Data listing
•••
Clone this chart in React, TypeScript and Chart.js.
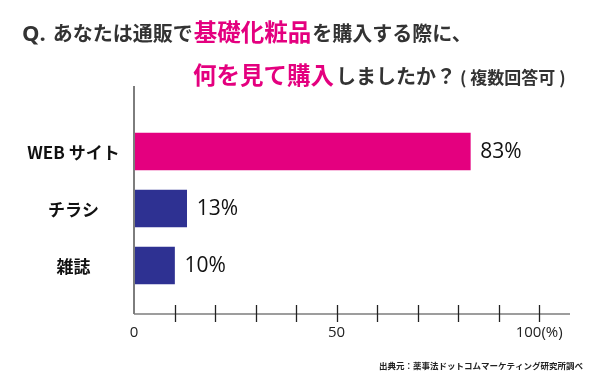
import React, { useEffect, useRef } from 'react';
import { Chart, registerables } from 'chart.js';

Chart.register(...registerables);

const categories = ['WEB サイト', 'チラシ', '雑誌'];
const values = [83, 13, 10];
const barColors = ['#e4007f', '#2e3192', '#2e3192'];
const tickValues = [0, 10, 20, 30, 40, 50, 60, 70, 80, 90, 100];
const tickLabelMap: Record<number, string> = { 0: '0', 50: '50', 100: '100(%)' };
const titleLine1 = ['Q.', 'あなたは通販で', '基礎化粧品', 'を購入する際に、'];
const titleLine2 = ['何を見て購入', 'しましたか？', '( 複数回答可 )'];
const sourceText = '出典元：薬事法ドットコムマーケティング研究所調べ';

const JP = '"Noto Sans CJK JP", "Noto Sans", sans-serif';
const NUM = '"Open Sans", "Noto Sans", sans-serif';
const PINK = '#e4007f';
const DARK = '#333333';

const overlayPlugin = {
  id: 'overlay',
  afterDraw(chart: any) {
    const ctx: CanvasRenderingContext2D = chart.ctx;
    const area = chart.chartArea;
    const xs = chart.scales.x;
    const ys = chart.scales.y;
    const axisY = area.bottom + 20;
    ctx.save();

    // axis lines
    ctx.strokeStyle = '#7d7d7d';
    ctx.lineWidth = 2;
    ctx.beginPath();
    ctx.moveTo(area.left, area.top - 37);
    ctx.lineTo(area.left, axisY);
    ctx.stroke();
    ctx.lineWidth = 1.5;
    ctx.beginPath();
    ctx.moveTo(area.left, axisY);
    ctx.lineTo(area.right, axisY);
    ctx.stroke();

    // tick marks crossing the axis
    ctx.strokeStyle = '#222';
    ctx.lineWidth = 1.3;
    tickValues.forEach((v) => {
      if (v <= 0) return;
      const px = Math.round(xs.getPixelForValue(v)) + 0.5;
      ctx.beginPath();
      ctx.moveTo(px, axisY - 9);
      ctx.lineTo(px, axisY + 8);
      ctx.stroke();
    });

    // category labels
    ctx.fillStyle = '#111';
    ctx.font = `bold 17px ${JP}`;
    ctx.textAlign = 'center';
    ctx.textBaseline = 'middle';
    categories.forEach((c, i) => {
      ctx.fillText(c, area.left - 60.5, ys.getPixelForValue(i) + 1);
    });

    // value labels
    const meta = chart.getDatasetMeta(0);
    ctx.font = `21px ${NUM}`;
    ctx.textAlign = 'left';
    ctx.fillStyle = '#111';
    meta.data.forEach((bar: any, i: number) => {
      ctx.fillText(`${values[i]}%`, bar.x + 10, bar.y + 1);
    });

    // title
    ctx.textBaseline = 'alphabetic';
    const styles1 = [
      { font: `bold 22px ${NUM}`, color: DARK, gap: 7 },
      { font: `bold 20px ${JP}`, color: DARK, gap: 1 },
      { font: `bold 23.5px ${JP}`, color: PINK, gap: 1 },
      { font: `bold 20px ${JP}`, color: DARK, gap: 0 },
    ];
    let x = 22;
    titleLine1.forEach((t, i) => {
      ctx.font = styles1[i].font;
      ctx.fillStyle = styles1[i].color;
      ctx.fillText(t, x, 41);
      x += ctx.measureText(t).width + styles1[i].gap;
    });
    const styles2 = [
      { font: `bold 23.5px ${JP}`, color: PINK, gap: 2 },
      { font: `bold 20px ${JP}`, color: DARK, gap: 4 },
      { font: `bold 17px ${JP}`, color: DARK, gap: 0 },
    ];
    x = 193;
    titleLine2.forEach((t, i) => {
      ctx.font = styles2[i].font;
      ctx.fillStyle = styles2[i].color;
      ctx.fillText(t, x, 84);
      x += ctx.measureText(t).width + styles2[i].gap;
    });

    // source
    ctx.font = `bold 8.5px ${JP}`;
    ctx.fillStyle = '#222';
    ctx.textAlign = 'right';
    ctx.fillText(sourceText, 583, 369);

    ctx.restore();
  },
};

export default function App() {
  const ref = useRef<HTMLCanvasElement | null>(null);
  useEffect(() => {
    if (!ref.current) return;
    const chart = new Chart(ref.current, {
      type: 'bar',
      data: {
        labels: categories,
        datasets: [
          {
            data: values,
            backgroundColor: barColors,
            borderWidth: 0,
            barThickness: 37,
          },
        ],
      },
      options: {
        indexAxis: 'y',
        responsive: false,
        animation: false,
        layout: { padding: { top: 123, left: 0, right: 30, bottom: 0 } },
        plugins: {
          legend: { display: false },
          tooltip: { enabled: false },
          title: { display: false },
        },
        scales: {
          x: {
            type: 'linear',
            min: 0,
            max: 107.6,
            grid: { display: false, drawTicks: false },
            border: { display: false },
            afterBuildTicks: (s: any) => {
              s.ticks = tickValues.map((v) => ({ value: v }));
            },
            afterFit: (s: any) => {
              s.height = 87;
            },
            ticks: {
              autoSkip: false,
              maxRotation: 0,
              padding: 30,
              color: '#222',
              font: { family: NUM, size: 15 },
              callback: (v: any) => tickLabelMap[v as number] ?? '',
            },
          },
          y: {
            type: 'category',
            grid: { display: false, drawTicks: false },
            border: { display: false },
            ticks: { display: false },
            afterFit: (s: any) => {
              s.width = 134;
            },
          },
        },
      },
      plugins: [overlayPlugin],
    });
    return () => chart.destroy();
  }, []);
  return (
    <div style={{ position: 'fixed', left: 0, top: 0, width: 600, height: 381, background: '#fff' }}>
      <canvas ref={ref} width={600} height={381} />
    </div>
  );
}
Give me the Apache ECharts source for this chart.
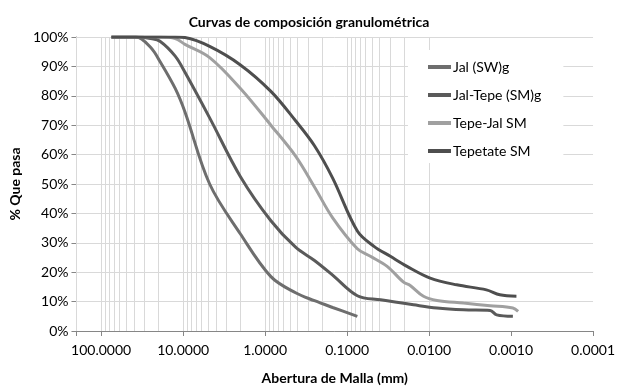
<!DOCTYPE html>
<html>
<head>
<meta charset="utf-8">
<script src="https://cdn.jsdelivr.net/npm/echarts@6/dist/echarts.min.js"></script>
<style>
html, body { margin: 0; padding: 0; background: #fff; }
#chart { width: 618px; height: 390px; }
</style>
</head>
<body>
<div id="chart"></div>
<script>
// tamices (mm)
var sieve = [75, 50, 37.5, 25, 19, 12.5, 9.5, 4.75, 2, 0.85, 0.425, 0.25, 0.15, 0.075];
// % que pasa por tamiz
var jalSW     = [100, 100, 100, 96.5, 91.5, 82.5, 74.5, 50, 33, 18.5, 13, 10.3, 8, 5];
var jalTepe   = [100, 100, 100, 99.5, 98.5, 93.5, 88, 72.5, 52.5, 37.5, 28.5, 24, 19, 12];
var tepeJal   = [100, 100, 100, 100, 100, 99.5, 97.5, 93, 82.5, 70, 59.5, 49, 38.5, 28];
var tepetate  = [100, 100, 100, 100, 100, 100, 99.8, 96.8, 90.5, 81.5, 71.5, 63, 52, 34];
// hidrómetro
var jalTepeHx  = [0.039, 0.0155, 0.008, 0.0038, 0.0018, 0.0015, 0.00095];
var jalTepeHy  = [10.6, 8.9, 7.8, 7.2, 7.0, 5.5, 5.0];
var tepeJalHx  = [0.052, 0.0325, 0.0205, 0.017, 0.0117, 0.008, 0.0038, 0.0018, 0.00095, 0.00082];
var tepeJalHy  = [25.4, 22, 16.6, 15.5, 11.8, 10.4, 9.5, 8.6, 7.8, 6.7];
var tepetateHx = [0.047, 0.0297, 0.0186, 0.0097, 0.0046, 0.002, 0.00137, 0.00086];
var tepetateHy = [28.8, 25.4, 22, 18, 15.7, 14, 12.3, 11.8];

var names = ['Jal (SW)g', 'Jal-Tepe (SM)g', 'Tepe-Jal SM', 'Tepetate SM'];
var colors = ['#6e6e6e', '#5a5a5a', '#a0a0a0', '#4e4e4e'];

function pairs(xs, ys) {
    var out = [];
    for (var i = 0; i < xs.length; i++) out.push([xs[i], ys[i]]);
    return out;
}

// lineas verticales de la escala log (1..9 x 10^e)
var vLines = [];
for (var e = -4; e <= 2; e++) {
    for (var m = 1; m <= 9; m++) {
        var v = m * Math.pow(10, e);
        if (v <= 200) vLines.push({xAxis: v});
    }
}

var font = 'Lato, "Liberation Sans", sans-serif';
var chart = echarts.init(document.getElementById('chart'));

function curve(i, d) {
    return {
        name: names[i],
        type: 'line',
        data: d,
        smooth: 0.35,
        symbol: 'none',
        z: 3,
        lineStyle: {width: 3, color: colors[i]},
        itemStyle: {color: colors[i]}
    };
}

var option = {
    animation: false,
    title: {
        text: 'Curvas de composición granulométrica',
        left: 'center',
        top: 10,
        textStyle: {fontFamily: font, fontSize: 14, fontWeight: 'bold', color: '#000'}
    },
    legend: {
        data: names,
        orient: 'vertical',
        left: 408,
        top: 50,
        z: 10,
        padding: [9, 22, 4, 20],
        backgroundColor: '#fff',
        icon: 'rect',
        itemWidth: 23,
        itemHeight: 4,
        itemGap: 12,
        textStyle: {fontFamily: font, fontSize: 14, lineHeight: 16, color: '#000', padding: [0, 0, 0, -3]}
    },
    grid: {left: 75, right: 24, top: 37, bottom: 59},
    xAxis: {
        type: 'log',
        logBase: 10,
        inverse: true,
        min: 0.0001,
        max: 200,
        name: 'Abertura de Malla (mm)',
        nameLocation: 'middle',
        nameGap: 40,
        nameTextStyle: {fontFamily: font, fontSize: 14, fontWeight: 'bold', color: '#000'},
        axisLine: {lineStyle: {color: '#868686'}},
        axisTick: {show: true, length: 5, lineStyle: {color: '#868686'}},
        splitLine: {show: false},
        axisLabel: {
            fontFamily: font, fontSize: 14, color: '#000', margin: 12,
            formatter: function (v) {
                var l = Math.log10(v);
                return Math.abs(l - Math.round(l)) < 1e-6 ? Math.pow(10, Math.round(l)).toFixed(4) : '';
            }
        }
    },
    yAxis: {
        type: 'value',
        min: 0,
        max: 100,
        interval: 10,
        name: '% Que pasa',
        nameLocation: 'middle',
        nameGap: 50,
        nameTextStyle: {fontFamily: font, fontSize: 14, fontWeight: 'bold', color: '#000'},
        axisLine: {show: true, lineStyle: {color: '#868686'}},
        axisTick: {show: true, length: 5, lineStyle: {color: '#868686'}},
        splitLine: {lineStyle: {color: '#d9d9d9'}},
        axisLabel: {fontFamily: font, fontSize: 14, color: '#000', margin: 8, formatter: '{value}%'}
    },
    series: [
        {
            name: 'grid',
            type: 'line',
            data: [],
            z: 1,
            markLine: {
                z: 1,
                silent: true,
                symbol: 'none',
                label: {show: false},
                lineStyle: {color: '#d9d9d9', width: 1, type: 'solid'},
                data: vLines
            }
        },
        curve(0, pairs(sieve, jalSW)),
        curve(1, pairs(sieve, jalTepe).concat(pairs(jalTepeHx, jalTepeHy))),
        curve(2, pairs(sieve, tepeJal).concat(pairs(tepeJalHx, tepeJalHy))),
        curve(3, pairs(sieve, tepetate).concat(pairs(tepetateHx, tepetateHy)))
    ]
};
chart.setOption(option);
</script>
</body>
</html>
•••
● **YOUR TASK**: Can the lines from the start of the records through the line with "ctx.save();" be given again exactly, with the pictures left out?

● **COMPLETE ANSWER**:
Clone this chart in React, TypeScript and Chart.js.
import React, { useEffect, useRef } from 'react';
import { Chart, registerables } from 'chart.js';

Chart.register(...registerables);

const categories = ['WEB サイト', 'チラシ', '雑誌'];
const values = [83, 13, 10];
const barColors = ['#e4007f', '#2e3192', '#2e3192'];
const tickValues = [0, 10, 20, 30, 40, 50, 60, 70, 80, 90, 100];
const tickLabelMap: Record<number, string> = { 0: '0', 50: '50', 100: '100(%)' };
const titleLine1 = ['Q.', 'あなたは通販で', '基礎化粧品', 'を購入する際に、'];
const titleLine2 = ['何を見て購入', 'しましたか？', '( 複数回答可 )'];
const sourceText = '出典元：薬事法ドットコムマーケティング研究所調べ';

const JP = '"Noto Sans CJK JP", "Noto Sans", sans-serif';
const NUM = '"Open Sans", "Noto Sans", sans-serif';
const PINK = '#e4007f';
const DARK = '#333333';

const overlayPlugin = {
  id: 'overlay',
  afterDraw(chart: any) {
    const ctx: CanvasRenderingContext2D = chart.ctx;
    const area = chart.chartArea;
    const xs = chart.scales.x;
    const ys = chart.scales.y;
    const axisY = area.bottom + 20;
    ctx.save();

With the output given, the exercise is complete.